3. Overall tone shaping. Using a CD player or similar source, play some material that you know well (preferably with some detail throughout the useful frequency range), and have heard through a high quality sound system. Boost each frequency range in turn on the graphic EQ. Return the fader to the mid position unless boosting that frequency sounds horrible, in which case cut it a bit (in proportion to the horrible).
With any frequency alteration, bear in mind in mind that any change is relative: the effect of boosting or cutting one frequency range will be heard in relation to the overall sound. For example, substantially boosting bass frequencies will make the higher frequencies less noticeable in comparison (so it may sound "duller" or "muddier"). Similarly, cuts in the lower frequencies may make the overall sound "clearer" or "crisper", as well as "thinner".
Most graphic EQs have a master section, with controls that might typically include:
• Input level. Some graphic EQs have meters or overload lights, and allow some attenuation or boosting of the input signal to bring it within the EQ's nominal operating range.
• Output level. Even quite modest amounts of cut or boost in only a few frequency bands can be enough to cause a noticeable difference in the overall volume (both as it is heard, and as it appears on any subsequent meters). An output level control allows you to restore the overall volume, so that the graphic EQ affects only the tonal balance of the sound, not its apparent level.
• High-pass and low-pass controls. Many graphic EQs include shelving EQ, ranging from fixed high-pass and/or low-pass filters (with an In or Out switch), to filters with variable frequency and variable gain. If you want to cut or boost the highest or lowest ranges, use these (rather than the faders).
• EQ in/out. Most graphic EQs allow you to bypass the EQ (on some, high-pass and low-pass controls may also be selected independently). This is useful for instant comparison: it is important that any changes you make actually improve the sound.
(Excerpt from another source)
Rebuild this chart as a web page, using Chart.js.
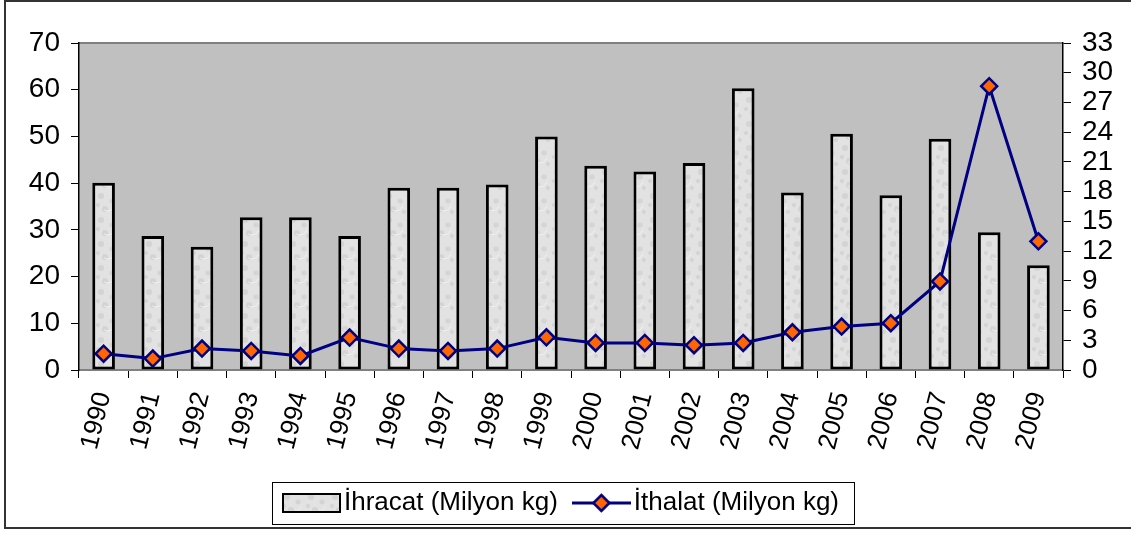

In/Out comparison is made easier if the output level is adjusted so that switching the EQ in or out has no apparent effect on the overall volume. Sounds can apparently "improve" (or get worse) from changes in volume, so comparison without level matching may be misleading.
If you get the chance, play with a graphic EQ (using a variety of material) until you are familiar with the effect of cutting or boosting different frequencies. You can also improve your frequency recognition by downloading the (free) Simple Feedback Trainer from Sourceforge.

Do you need one?

Almost always.

What sort do you need?

1/3 octave is a must! There are 12 semitones in an octave, so even a 1/3 octave equaliser is relatively coarse when it comes to frequency control. Anything with less resolution - i.e.10-band (octave) or 15-band (2/3 octave) - is only useful for broad tone shaping.
The frequencies below 40Hz and above 16kHz are not vital, so a couple of the standard 31 bands are dispensable. In/Out switches and level controls are useful. High-pass and low-pass switches and/or frequency selectors are useful too. If you have enough rack space, the longer the faders the better.
Other factors (like whether the filters are constant-Q) are more open to debate, but each EQ has its own sound, so - if you can - listen before you buy.